What a bizarre, Leviathan-esque year it’s been! If I wrote all of it into a story (and someone will, at some point), it would be inevitably deemed over-the-top, preposterous, bad writing.
I must say, though, that I appreciated the way in which this particular series of unfortunate global events forced so many of us to seek and find joy in tiny moments. Micro-joys, I like to call them, for they are omnipresent but invisible to us humans most of the time. As minuscule as they may be, they are infinitely important, so this write-up is entirely about them. I’m not forgetting the macro-griefs and mammoth-sufferings; it’s just that they’re so many and so vast that they deserve a long post of their own.
For me, this entire year has been like following a trail of breadcrumbs in a deep, dark, primordial forest, like the one from which fare many of my ancestors (Biogradska Gora). And I suspect that the bread is there to sustain us on the journey.
What I found this year, between wondering and being lost and the fragrant comfort of bread, was that, magically, I could still write a little.
I wrote a few things and a few folks read them and liked them. You can read/listen to some of the things I wrote here.
I also found wonderful forest clearings and springs full of micro-joys of cuteness and daytime snuggles and couch kisses stolen between Zooms, as I suspect many of you did too.
I got reacquainted with the three gorgeous, magical beings I’m lucky to share my little piece of forest with in the most delicious and unexpected ways, thanks to the crazy, badly written storyline we’re all still in.
I also got a job that, against all rules about what jobs are supposed to do, actually seeds my soul.
I quietly and steadily nurtured some of the most beautiful friendships of my life and got nurtured in turn.

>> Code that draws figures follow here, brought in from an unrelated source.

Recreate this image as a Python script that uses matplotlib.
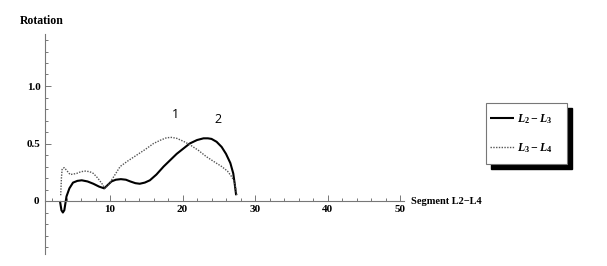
import matplotlib
matplotlib.use('Agg')
import matplotlib.pyplot as plt
from matplotlib.patches import Rectangle
from matplotlib.ticker import FixedLocator

# L2 - L3 (solid)
x_l23 = [3.1, 3.3, 3.5, 3.7, 4.0, 4.4, 4.9, 5.5, 6.1, 6.9, 7.7, 8.5, 9.2, 9.7, 10.2,
         10.8, 11.5, 12.2, 12.8, 13.5, 14.1, 14.8, 15.5, 16.4, 17.4, 18.3, 19.2, 20.1,
         21.0, 22.0, 22.9, 23.5, 24.0, 24.7, 25.4, 26.0, 26.6, 27.0, 27.2, 27.4]
y_l23 = [0.0, -0.08, -0.10, -0.08, 0.04, 0.11, 0.16, 0.175, 0.18, 0.17, 0.15, 0.125, 0.11, 0.14, 0.17,
         0.185, 0.19, 0.185, 0.17, 0.155, 0.15, 0.16, 0.18, 0.23, 0.30, 0.355, 0.41, 0.455,
         0.50, 0.53, 0.545, 0.545, 0.54, 0.515, 0.47, 0.41, 0.33, 0.24, 0.15, 0.05]

# L3 - L4 (dotted)
x_l34 = [3.2, 3.3, 3.4, 3.7, 4.1, 4.5, 5.0, 5.4, 6.0, 6.6, 7.2, 7.7, 8.3, 8.9, 9.3,
         9.8, 10.2, 10.8, 11.4, 12.5, 13.7, 14.9, 16.0, 17.0, 17.8, 18.5, 19.2, 20.1,
         21.0, 22.2, 23.3, 24.4, 25.4, 26.2, 26.8, 27.2, 27.5]
y_l34 = [0.05, 0.20, 0.28, 0.29, 0.26, 0.23, 0.235, 0.24, 0.255, 0.26, 0.255, 0.24, 0.20, 0.15, 0.11,
         0.14, 0.18, 0.24, 0.30, 0.35, 0.40, 0.45, 0.50, 0.53, 0.55, 0.553, 0.545, 0.52,
         0.49, 0.44, 0.385, 0.34, 0.30, 0.26, 0.21, 0.16, 0.05]

x_major = [10, 20, 30, 40, 50]
y_major = [0.5, 1.0]

plt.rcParams['font.family'] = ['Liberation Serif', 'DejaVu Serif']
plt.rcParams['mathtext.fontset'] = 'custom'
plt.rcParams['mathtext.rm'] = 'Liberation Serif:bold'
plt.rcParams['mathtext.it'] = 'Liberation Serif:italic:bold'

fig = plt.figure(figsize=(6.07, 2.66), dpi=100)
ax = fig.add_axes([30.25 / 607, 7.5 / 266, 377 / 607, 230 / 266])
ax.set_xlim(-1, 51)
ax.set_ylim(-0.5, 1.5)

ax.plot(x_l23, y_l23, color='black', lw=1.5, label=r'$L_2 - L_3$', solid_capstyle='butt')
ax.plot(x_l34, y_l34, color='#555555', lw=1.0, ls=(0, (1, 1)), label=r'$L_3 - L_4$')

for s in ['top', 'right']:
    ax.spines[s].set_visible(False)
ax.spines['left'].set_position(('data', 1))
ax.spines['bottom'].set_position(('data', 0))
ax.spines['left'].set_bounds(-0.46, 1.45)
ax.spines['bottom'].set_bounds(1, 50.6)
for s in ['left', 'bottom']:
    ax.spines[s].set_color('#777777')
    ax.spines[s].set_linewidth(0.8)

ax.xaxis.set_major_locator(FixedLocator(x_major))
ax.xaxis.set_minor_locator(FixedLocator([v for v in range(2, 51, 2) if v % 10]))
ax.yaxis.set_major_locator(FixedLocator(y_major))
ax.yaxis.set_minor_locator(FixedLocator([v / 10 for v in range(-4, 15) if v not in (0, 5, 10)]))
ax.tick_params(which='both', direction='in', color='#777777', width=0.7)
ax.tick_params(which='major', length=4, labelsize=8, pad=3)
ax.tick_params(which='minor', length=2)
ax.set_xticklabels([str(v) for v in x_major], fontweight='bold')
ax.set_yticklabels(['0.5', '1.0'], fontweight='bold')
ax.text(-0.2, 0, '0', ha='center', va='center', fontsize=8, fontweight='bold')

fig.text(20 / 607, 1 - 21 / 266, 'Rotation', fontsize=8.5, fontweight='bold', va='center')
ax.text(51.5, 0, 'Segment L2\u2212L4', fontsize=7.5, fontweight='bold', va='center',
        ha='left', clip_on=False)

ax.text(19.0, 0.75, '1', fontsize=9, family='Open Sans', ha='center', va='center')
ax.text(24.9, 0.71, '2', fontsize=9, family='Open Sans', ha='center', va='center')

# legend box with black drop shadow (pixel coords)
lx0, ly0, lw_, lh_ = 486, 266 - 164, 81, 61
fig.patches.append(Rectangle(((lx0 + 5) / 607, (ly0 - 5) / 266), lw_ / 607, lh_ / 266,
                             transform=fig.transFigure, facecolor='black', edgecolor='black', zorder=1))
fig.patches.append(Rectangle((lx0 / 607, ly0 / 266), lw_ / 607, lh_ / 266,
                             transform=fig.transFigure, facecolor='white', edgecolor='#777777',
                             lw=0.8, zorder=2))
handles, labels = ax.get_legend_handles_labels()
leg = fig.legend(handles, labels, loc='center left',
                 bbox_to_anchor=((lx0 + 4) / 607, (ly0 + lh_ / 2) / 266),
                 frameon=False, fontsize=8.5, borderpad=0, borderaxespad=0,
                 handlelength=2.0, handletextpad=0.3, labelspacing=1.3)
leg.set_zorder(3)

fig.savefig('out.png', dpi=100)
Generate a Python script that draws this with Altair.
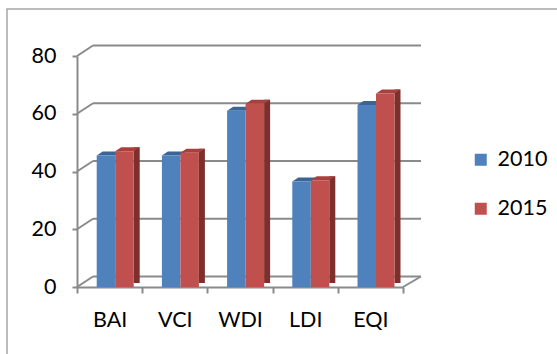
import altair as alt
import pandas as pd

categories = ["BAI", "VCI", "WDI", "LDI", "EQI"]
series = ["2010", "2015"]
values_2010 = [45.5, 45.5, 61, 36.5, 63]
values_2015 = [47, 46.5, 63.5, 37, 67]
y_ticks = [0, 20, 40, 60, 80]

rows = []
for c, a, b in zip(categories, values_2010, values_2015):
    rows.append({"cat": c, "series": "2010", "value": a})
    rows.append({"cat": c, "series": "2015", "value": b})
df = pd.DataFrame(rows)
grid_df = pd.DataFrame({"v": y_ticks})
one = pd.DataFrame({"v": [0]})

W, H = 326, 231
FONT = "Lato"
FS = 21.5
GRID = "#8a8a8a"
BLUE, RED = "#4f81bd", "#c0504d"
BLUE_TOP, RED_TOP, RED_SIDE = "#3b6596", "#a8403d", "#7d2f2d"
BAR_W = 18.5
OFF_B, OFF_R = -3.65, 14.85
DEPTH = 10.5

x_enc = alt.X("cat:N", sort=categories,
              scale=alt.Scale(paddingInner=0, paddingOuter=0),
              axis=alt.Axis(title=None, labelAngle=0, tickBand="extent",
                            tickSize=6, tickColor=GRID, tickWidth=2,
                            domainColor=GRID, domainWidth=2,
                            labelFont=FONT, labelFontSize=FS, labelColor="#000000",
                            labelPadding=16))
y_enc = alt.Y("value:Q", scale=alt.Scale(domain=[0, 80], nice=False),
              axis=alt.Axis(title=None, values=y_ticks, grid=False,
                            tickSize=5, tickColor=GRID, tickWidth=2,
                            domainColor=GRID, domainWidth=2,
                            labelFont=FONT, labelFontSize=FS, labelColor="#000000",
                            labelPadding=16))
y_plain = alt.Y("value:Q", scale=alt.Scale(domain=[0, 80], nice=False))

color_enc = alt.Color("series:N", scale=alt.Scale(domain=series, range=[BLUE, RED]),
                      legend=alt.Legend(title=None, orient="none", legendX=393, legendY=93,
                                        symbolType="square", symbolSize=144,
                                        symbolStrokeWidth=0, labelFont=FONT,
                                        labelFontSize=FS, labelColor="#000000",
                                        labelOffset=6, rowPadding=26, padding=0))

frame = alt.Chart(one).mark_rect(fillOpacity=0, stroke="#a6a6a6", strokeWidth=1.5).encode(
    x=alt.value(-70), x2=alt.value(600), y=alt.value(-47), y2=alt.value(400))

back_grid = alt.Chart(grid_df).mark_rule(color=GRID, strokeWidth=2, yOffset=-DEPTH).encode(
    y=alt.Y("v:Q", scale=alt.Scale(domain=[0, 80], nice=False)),
    x=alt.value(16), x2=alt.value(W + 18))
left_diag = alt.Chart(grid_df).mark_rule(color=GRID, strokeWidth=2, y2Offset=-DEPTH).encode(
    y=alt.Y("v:Q", scale=alt.Scale(domain=[0, 80], nice=False)), y2="v:Q",
    x=alt.value(0), x2=alt.value(16))
right_diag = alt.Chart(one).mark_rule(color=GRID, strokeWidth=2, y2Offset=-DEPTH).encode(
    y=alt.Y("v:Q", scale=alt.Scale(domain=[0, 80], nice=False)), y2="v:Q",
    x=alt.value(W), x2=alt.value(W + 18))

base = alt.Chart(df)
d10 = base.transform_filter(alt.datum.series == "2010")
d15 = base.transform_filter(alt.datum.series == "2015")

cap_path = "M -9.25 0 L 9.25 0 L 15.25 -4 L -3.25 -4 Z"

red_side = d15.mark_bar(color=RED_SIDE, width=6, xOffset=OFF_R + BAR_W / 2 + 3,
                        yOffset=-4, y2Offset=-4).encode(x=x_enc, y=y_plain)
blue_cap = d10.mark_point(shape=cap_path, size=4, filled=True, opacity=1, strokeWidth=0,
                          color=BLUE_TOP, xOffset=OFF_B).encode(x=x_enc, y=y_plain)
red_cap = d15.mark_point(shape=cap_path, size=4, filled=True, opacity=1, strokeWidth=0,
                         color=RED_TOP, xOffset=OFF_R).encode(x=x_enc, y=y_plain)
blue_bar = d10.mark_bar(width=BAR_W, xOffset=OFF_B).encode(x=x_enc, y=y_enc, color=color_enc)
red_bar = d15.mark_bar(width=BAR_W, xOffset=OFF_R).encode(x=x_enc, y=y_enc, color=color_enc)

chart = alt.layer(frame, back_grid, left_diag, right_diag, red_side, blue_cap, red_cap,
                  blue_bar, red_bar).properties(
    width=W, height=H,
    autosize=alt.AutoSizeParams(type="none"),
    padding={"left": 77, "top": 56, "right": 154, "bottom": 67},
    background="white",
).configure_view(stroke=None)

chart.save("out.html", embed_options={"renderer": "svg", "actions": False})
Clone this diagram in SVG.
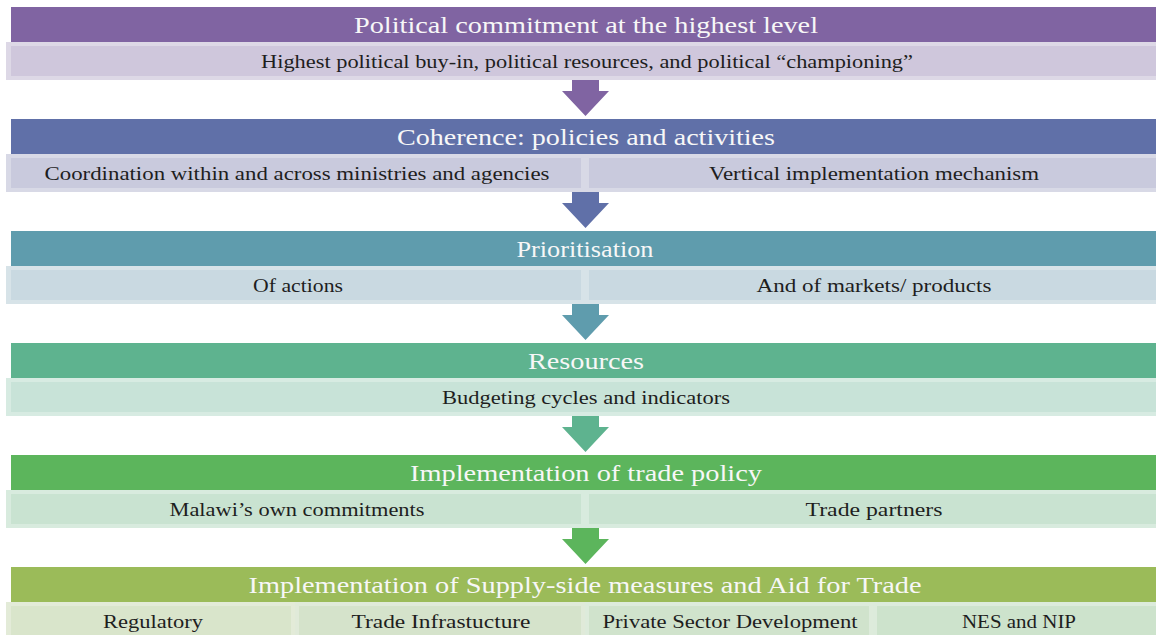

I rediscovered old, nearly forgotten ancestral traditions and practices and weaved them carefully into the fabric of my life like the precious, fragile gossamer threads that they are.
I got to meet ancestors and guides in animal and human form and receive their teachings in quiet moments and in my dreams.
I got to commune with the wild nearly every day, alone or in the company of the dearest of friends, and there is no gift that my body and soul appreciate more.
I got to cry, and be silent, and listen, and hear.
And I also got to remember that the deep, dark forest, with all of her sunlit and shadowy places, is where I come from and where I can make a home, like so many have before me.
So I release this shipwreck of a year with a strange mix of exasperation, grief, and gratitude. I hope release is on your list of New Year resolutions too.
May we release and be released from what no longer serves, struggle-free, like the snake sheds her skin.
May we remember that wherever we are, whoever we are, and however wounded, there is a home to house everything that we are and that we carry, even the parts we don’t like or haven’t found use for yet.
In this new, much awaited and hoped for year, 2021, the one that we all can’t wait to begin, I have one little wish for you, dear reader: May you stumble upon the “home within” one fine day and may you be at home and at ease with yourself, no matter what might be happening outside your doors. And may I do the same.